From
Swords Crossed:
Ezra Klein has a perceptive post:
This is a very weird idea by Ross Douthat:
Now, if Kristof wanted to write a column advocating a grand bargain - in which, say, pro-lifers accept increased funding for contraception and over-the-counter access to the morning-after pill in exchange for stronger legal restrictions on abortion - that would be interesting. Much too interesting, I'm afraid, to ever see print in the New York Times.
Douthat, it seems, has both the pro-choicers and the pro-lifers exactly backwards. The former believe a woman's control over her own body is an inviolable right, the latter see each and every abortion as an unconscionable murder. . .
To be sure, Ezra's next line is flat wrong.
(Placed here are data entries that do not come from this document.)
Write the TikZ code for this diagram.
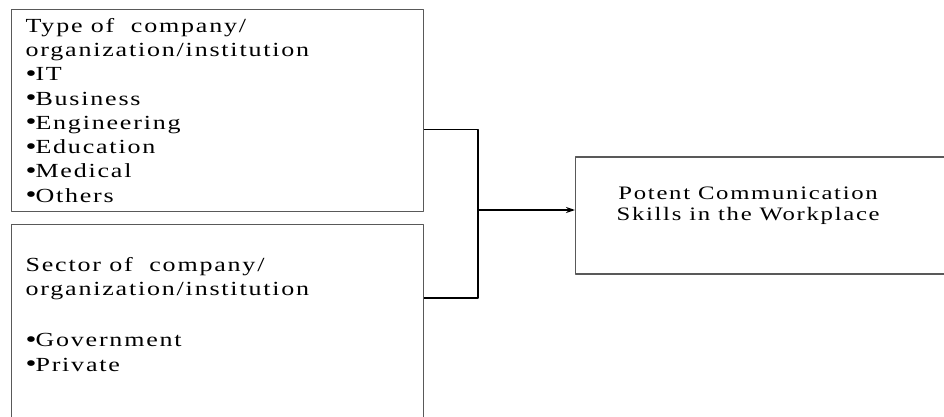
\documentclass[tikz,border=0pt]{standalone}
\usepackage{fontspec}
\setmainfont{Liberation Serif}[FakeStretch=1.3, LetterSpace=9]
\usetikzlibrary{arrows.meta}
\newcommand{\bul}{\raisebox{-0.5pt}{\fontsize{24}{24}\selectfont\textbullet}\hspace{-1pt}}
\begin{document}
\begin{tikzpicture}[x=1pt, y=-1pt, line join=round, >={Stealth[length=9pt,width=6pt]},
		font=\fontsize{20}{24.3}\selectfont,
		box/.style={draw=black!65, line width=1.2pt, anchor=north west, inner xsep=14pt, inner ysep=4pt},
		link/.style={draw, line width=1.6pt}]
			\useasboundingbox (0,0) rectangle (944,417);
			\node[box] (type) at (11,9) {\parbox[t][194pt][t]{384pt}{\vspace*{4.5pt}Type of\ \ company/\\organization/institution\\\bul IT\\\bul Business\\\bul Engineering\\\bul Education\\\bul Medical\\\bul Others}};
			\node[box] (sector) at (11,224) {\parbox[t][210pt][t]{384pt}{\vspace*{29pt}Sector\ of\ \ company/\\organization/institution\\[26.5pt]\bul Government\\\bul Private}};
			\node[box, minimum width=385pt, minimum height=117pt, anchor=west, font=\fontsize{19}{21.5}\selectfont] (skills) at (575,215.5) {\begin{tabular}{@{}c@{}}Potent Communication\\Skills\ in the Workplace\\[20pt]\end{tabular}\kern40pt};
			\coordinate (join) at (478,210);
			\draw[link] ([yshift=-19pt]type.east) -| (join) |- ([yshift=-74pt]sector.north east);
			\draw[link,->] (join) -- ([yshift=5.5pt]skills.west);
		\end{tikzpicture}
\end{document}
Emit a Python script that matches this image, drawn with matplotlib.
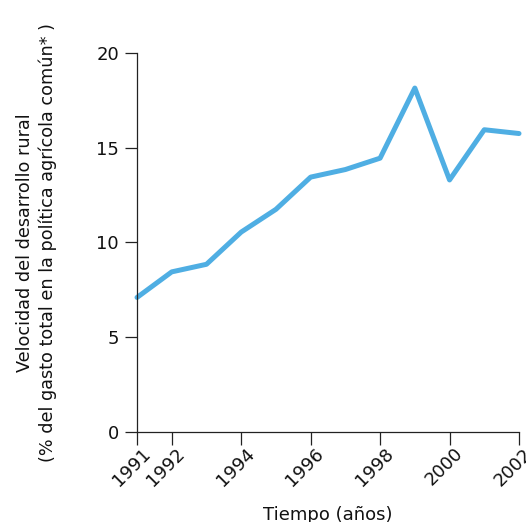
import matplotlib
matplotlib.use('Agg')
import matplotlib.pyplot as plt
import matplotlib.transforms as mtransforms

years = [1991, 1992, 1993, 1994, 1995, 1996, 1997, 1998, 1999, 2000, 2001, 2002]
values = [7.1, 8.45, 8.85, 10.55, 11.75, 13.45, 13.85, 14.45, 18.15, 13.3, 15.95, 15.75]
xticks = [1991, 1992, 1994, 1996, 1998, 2000, 2002]
yticks = [0, 5, 10, 15, 20]

plt.rcParams['font.family'] = ['DejaVu Sans']

fig = plt.figure(figsize=(5.26, 5.22), dpi=100)
ax = fig.add_axes([0.2605, 0.1724, 0.7262, 0.7261])

ax.plot(years, values, color='#4FAEE3', linewidth=3.6, solid_capstyle='round',
        solid_joinstyle='round', clip_on=False)

ax.set_xlim(1991, 2002)
ax.set_ylim(0, 20)
ax.set_xticks(xticks)
ax.set_yticks(yticks)
ax.set_xticklabels([str(x) for x in xticks], rotation=45, ha='right',
                   rotation_mode='anchor')

for s in ['top', 'right']:
    ax.spines[s].set_visible(False)
for s in ['left', 'bottom']:
    ax.spines[s].set_color('#222222')
    ax.spines[s].set_linewidth(0.9)

ax.tick_params(axis='both', direction='out', length=9, width=0.9,
               color='#222222', labelsize=13, labelcolor='#111111', pad=4)
ax.tick_params(axis='x', pad=0)

# nudge rotated year labels a little to the right
shift = mtransforms.ScaledTranslation(3 / 72, 0, fig.dpi_scale_trans)
for lbl in ax.get_xticklabels():
    lbl.set_transform(lbl.get_transform() + shift)

ax.set_xlabel('Tiempo (años)', fontsize=13, color='#111111', labelpad=12)
ax.set_ylabel('Velocidad del desarrollo rural\n'
              '(% del gasto total en la política agrícola común* )',
              fontsize=12.7, color='#111111', labelpad=28, linespacing=1.3)

fig.savefig('out.png', dpi=100)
Pro-choice folk like myself are intensely interested in the availability of contraception. Strange that he would write that sentence.) Ezra's contention is that compromise on the right to choose is really not possible. I happen to agree. And to prove my theory, I am going to test it on Trevino. I am going to make an offer that no one who is pro-choice would ever agree to, to see if Trevino will bite.
Here's my offer Josh -
I propose that the pro-choice and anti-choice movements agree to jointly advocate for a Constitutional amendment that will guarantee the right to choose during the first two trimesters of pregancy while providing States the right to ban abortions in the third trimester with an exception for life (not health, life) of the mother.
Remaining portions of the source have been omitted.